The fates of the PS and PCF appear quite gloomy. Despite their local presence, these two historical parties of the workers’ movement, which have structured the Left in France since at least 1945, seem destined to score less than 5 percent, which is also the threshold for public reimbursement of campaign costs.

The situation of the Left is therefore unprecedented since the 1980s, but also worrying and contradictory. It is unprecedented because it is the “radical” cluster, the most ambitious in terms of social transformation, that has taken the lead over the most cautious cluster in this area. The desire on the part of LFI as well as the environmentalists to break with the neoliberal and/or productivist foundations of the economic order is evident. However, the situation is worrying because the electoral weight of the entire Left is likely to remain in the same shallows as five years ago. Even if a candidate from this political space reached the second round, he would certainly be defeated.

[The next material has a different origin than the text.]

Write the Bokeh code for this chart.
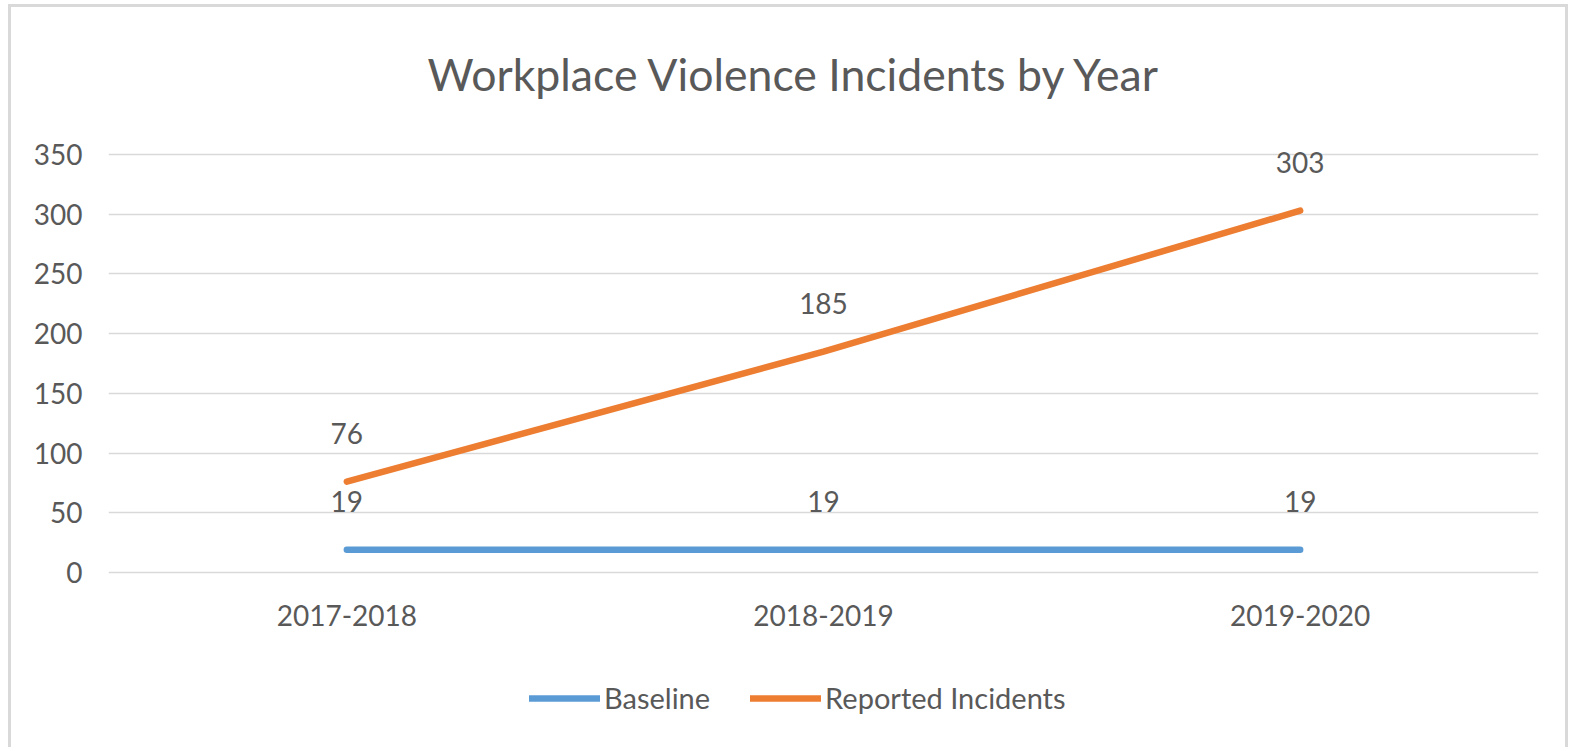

The contradictory aspect of the state of the French Left stems from the fact that the most serious opinion polls do not observe any unequivocal shift to the right in the French public. This leads many political scientists, including Vincent Tiberj and Rémi Lefebvre, to believe that the main problem for the Left lies less in the demands of the citizenry than in the political offering proposed to them by the existing organizations of the Left.

It is true that the “demand” for democratic, green, and egalitarian policies is afflicted by contradictions and limitations. But these contradictions and limitations are not the automatic consequence of sociological changes in the French electoral body. They are exacerbated by weak parties, excessively focused on electoral issues, that have not yet found a way to articulate the aspirations for another society that exist in the country.